Divorce was also familiar to Jesus and his disciples. What did he think of it? Today’s Gospel from Mark 10 reminds me of the old Vermonter who told a neighbor that he’d heard a rousing sermon at a tent revival the evening before in the town square. His neighbor said “well what did he preach about?” “Sin.” “And what did he say?” “He was against it.”
So, it seemed, was Jesus. Mark tells us the Pharisees, men of the law, came to Jesus with a question about how the scriptures dealt with divorce. “How do you read it?” said Jesus and they replied that the scriptures permit a man to divorce a woman if she has acted shamefully. They perhaps expected Jesus to interpret the law much more liberally.
To their surprise he said the law was written only because human hearts are so hard. Divorce laws, then as now, acknowledge that we’re not able to live with each other according to God’s intentions.
Jesus wasn’t soft on divorce or adultery or oppression or selfishness. But, he was firm about the nature of grace. We need Jesus’ guidance because we all have sinned and fallen short of God’s holy purpose. Truly there’s not a righteous person among us.
Seeing the crowd ready to kill a woman caught in adultery, Jesus said “let the one among you who is without sin cast the first stone.” They all went away in silence.

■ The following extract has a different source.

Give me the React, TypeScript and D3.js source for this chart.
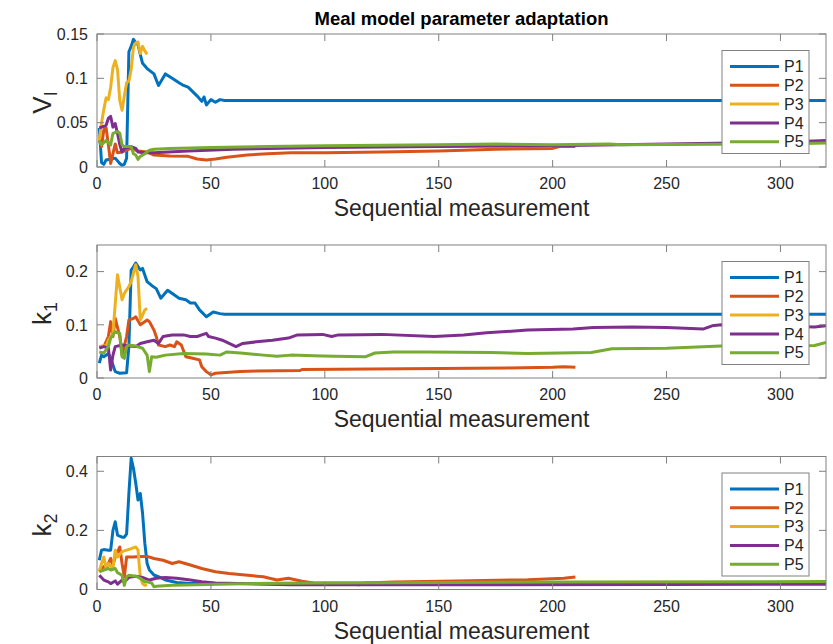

Human nature, being what it is, can comfortably condemn someone else’s sins while excusing our own. Do we believe that God intends a woman to remain in a marriage when her husband abuses her or their children? Do we believe it’s best for a man and woman to live cold, quiet, separate lives, year after year under the same roof in order to maintain an outward appearance of a healthy marriage? The answers to such questions used to be always “yes.” For some that’s still and always the answer – divorce can never be right. For others divorce can be the more moral and loving choice.
I know from experience that while we all see the public side of a divorce and form our opinions, there’s a hidden, private side that no one can see from the outside. It’s known only to the partners and to God. It’s not our place to judge.
Instead I suggest a single question: when our lives are broken, when our sins do overwhelm us, do we trust that God’s forgiveness is enough to change our lives, to lift us up, to heal us and to redeem us? That’s the God we claim together, isn’t it?
I clearly remember a man who came to me in a previous parish. He’d been active in a Wisconsin Synod Lutheran Church – more conservative even than the Missouri Synod. When news got around that his wife had moved out the pastor had called Jerry – not to offer support but to tell Jerry he was no longer allowed to take communion – ever. No wonder that when I now told Jerry that he was welcomed to the Lord’s supper in our church, he wept.
Are we ready to believe that this table really was never intended to be a barrier but rather a place of welcome? For what greater sign of love and forgiveness can there be than to remember that Jesus gave his life for ALL – for those who pretend to be saints and those who know themselves to be sinners?
On this World Communion Sunday we look again at the big picture. We look at the Body of Christ that’s broken and wounded by the divisions; some of which have come from doctrine, but many more from those times we judge others as unworthy and cast them aside as fallen and lost. If God truly joins us together, no human power can pull us apart.
We look at our own congregation in which our diverse opinions and values draw us in many different directions; yet our covenant is stronger. If God truly joins us together, no human power can pull us apart.
We look at our families in their celebrations and sorrows, their failures and successes. If God truly joins us together, no human power can pull us apart.
We look within ourselves at our deepest hopes and fears and longings. If God truly joins us together, no human power can pull us apart.
So we come from north and south, east and west to this table, sign and symbol of Jesus’ redeeming love and God’s amazing grace, knowing that it welcomes all.